■ PROBLEM STATEMENT ■
Gather the lines that hold the string "this".

Plotting code records

┄┄┄┄┄┄┄┄┄┄

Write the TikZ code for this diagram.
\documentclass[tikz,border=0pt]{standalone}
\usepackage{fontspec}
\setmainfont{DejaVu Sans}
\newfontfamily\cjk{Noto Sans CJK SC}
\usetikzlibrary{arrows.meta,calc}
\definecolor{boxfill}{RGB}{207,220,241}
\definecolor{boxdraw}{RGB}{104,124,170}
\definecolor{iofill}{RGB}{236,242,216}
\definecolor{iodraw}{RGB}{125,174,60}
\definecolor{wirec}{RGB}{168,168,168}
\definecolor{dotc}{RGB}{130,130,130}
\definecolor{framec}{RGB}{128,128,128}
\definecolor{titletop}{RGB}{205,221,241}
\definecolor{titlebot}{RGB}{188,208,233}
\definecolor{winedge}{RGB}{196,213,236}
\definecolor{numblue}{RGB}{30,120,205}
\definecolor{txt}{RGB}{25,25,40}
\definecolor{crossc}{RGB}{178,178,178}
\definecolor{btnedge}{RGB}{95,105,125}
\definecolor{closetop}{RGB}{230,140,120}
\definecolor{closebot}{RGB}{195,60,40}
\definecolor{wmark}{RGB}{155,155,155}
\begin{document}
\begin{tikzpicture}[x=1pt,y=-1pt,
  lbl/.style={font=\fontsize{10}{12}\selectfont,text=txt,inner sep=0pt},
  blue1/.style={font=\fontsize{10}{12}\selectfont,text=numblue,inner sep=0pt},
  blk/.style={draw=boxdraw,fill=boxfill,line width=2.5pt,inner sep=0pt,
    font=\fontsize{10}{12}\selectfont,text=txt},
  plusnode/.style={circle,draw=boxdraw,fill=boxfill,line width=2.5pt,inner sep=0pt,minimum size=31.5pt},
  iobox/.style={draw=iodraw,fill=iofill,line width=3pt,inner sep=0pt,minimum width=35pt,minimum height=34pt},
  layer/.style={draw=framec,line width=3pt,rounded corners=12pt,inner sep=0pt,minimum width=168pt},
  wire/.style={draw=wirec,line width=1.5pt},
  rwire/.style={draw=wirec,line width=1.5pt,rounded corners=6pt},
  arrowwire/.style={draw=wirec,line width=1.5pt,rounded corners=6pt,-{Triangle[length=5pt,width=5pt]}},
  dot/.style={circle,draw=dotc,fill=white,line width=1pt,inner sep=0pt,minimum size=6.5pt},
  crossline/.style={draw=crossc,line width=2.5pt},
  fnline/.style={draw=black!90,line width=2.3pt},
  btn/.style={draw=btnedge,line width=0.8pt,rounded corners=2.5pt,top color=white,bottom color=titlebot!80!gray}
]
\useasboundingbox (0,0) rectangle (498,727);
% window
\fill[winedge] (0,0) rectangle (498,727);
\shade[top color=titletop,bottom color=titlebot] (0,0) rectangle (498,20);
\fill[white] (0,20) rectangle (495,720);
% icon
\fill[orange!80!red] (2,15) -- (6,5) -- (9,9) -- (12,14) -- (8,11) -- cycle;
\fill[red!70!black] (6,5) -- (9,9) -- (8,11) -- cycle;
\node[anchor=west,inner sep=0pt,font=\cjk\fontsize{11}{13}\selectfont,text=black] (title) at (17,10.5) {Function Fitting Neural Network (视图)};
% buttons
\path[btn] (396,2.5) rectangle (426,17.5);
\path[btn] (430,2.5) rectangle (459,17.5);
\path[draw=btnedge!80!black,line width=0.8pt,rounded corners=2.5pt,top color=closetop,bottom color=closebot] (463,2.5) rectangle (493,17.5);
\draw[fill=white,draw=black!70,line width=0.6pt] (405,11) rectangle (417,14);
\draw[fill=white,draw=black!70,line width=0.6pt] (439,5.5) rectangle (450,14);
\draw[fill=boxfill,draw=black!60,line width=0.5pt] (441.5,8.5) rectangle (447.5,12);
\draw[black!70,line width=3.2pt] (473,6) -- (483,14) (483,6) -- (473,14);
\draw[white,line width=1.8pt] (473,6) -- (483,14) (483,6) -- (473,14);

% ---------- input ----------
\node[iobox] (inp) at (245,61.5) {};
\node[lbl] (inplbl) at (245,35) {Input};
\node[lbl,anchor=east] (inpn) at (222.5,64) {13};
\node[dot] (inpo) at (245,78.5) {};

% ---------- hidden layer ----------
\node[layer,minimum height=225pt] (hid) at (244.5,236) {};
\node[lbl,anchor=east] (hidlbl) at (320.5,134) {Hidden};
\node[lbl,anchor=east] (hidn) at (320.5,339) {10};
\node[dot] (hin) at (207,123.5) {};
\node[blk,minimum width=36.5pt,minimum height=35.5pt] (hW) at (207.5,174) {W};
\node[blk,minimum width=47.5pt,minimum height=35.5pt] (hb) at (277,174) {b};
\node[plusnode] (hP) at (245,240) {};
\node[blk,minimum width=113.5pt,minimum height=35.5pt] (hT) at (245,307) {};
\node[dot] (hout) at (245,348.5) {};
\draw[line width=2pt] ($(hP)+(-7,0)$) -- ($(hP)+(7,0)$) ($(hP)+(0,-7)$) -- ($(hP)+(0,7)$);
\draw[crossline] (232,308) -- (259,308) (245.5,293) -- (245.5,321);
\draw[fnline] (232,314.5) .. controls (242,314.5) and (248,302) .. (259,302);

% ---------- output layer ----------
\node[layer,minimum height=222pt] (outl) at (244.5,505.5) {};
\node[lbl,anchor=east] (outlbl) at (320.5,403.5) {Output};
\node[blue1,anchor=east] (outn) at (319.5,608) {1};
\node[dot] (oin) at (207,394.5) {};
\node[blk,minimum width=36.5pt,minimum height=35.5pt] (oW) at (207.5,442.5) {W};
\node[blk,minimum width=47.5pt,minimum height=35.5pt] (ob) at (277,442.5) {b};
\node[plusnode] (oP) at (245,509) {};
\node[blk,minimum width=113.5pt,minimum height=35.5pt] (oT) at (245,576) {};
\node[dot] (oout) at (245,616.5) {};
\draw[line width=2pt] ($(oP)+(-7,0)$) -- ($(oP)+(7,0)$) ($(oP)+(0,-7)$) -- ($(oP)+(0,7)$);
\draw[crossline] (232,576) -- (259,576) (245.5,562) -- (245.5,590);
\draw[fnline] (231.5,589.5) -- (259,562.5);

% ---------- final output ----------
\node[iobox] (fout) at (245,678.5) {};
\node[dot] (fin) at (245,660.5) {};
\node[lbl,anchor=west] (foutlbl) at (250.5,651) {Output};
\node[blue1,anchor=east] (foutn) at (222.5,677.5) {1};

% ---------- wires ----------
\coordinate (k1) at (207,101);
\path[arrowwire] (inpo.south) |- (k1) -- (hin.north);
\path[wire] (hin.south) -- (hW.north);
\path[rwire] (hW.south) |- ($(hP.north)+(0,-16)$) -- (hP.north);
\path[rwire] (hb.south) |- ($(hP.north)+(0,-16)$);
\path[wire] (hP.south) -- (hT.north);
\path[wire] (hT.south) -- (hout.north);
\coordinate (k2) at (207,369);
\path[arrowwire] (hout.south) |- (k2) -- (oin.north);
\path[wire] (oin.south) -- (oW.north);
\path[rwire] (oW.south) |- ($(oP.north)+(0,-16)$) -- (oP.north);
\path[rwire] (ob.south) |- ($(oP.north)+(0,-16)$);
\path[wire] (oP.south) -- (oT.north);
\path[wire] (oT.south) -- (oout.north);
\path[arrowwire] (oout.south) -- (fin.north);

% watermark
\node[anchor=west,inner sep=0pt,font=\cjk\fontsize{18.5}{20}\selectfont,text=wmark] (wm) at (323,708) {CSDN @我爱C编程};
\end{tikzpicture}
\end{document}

┄┄┄┄┄┄┄┄┄┄

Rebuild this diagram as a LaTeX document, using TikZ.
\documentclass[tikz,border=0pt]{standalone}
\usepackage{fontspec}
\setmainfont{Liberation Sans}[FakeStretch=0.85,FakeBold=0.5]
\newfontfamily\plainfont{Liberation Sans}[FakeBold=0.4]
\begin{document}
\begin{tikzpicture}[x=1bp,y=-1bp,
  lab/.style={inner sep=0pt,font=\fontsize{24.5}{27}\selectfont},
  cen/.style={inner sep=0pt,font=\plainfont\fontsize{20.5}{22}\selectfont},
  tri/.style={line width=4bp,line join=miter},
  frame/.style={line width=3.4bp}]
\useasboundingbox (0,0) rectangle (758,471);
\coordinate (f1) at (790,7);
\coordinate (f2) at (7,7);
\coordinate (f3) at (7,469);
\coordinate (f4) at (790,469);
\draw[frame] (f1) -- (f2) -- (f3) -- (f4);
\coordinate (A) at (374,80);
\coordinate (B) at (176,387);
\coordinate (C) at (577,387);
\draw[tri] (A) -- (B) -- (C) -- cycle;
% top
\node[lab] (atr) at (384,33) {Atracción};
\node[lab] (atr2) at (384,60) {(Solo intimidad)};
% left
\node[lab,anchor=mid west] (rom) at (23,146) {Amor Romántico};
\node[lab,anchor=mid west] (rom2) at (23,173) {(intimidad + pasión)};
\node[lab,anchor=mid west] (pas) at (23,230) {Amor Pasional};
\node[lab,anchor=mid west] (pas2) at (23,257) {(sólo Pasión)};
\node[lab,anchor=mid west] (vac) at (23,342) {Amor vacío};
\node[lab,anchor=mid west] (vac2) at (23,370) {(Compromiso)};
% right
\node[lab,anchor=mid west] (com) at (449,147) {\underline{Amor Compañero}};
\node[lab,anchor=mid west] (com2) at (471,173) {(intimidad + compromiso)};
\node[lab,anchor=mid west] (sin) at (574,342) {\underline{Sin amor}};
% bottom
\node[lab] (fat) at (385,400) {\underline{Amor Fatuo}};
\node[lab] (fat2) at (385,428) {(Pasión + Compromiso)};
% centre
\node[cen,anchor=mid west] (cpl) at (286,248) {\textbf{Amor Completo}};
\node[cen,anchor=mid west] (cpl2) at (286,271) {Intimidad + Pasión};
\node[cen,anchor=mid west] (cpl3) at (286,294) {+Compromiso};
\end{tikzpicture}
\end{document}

┄┄┄┄┄┄┄┄┄┄

■ CORRECT ANSWER ■
Write the TikZ code for this diagram.
Rebuild this diagram as a LaTeX document, using TikZ.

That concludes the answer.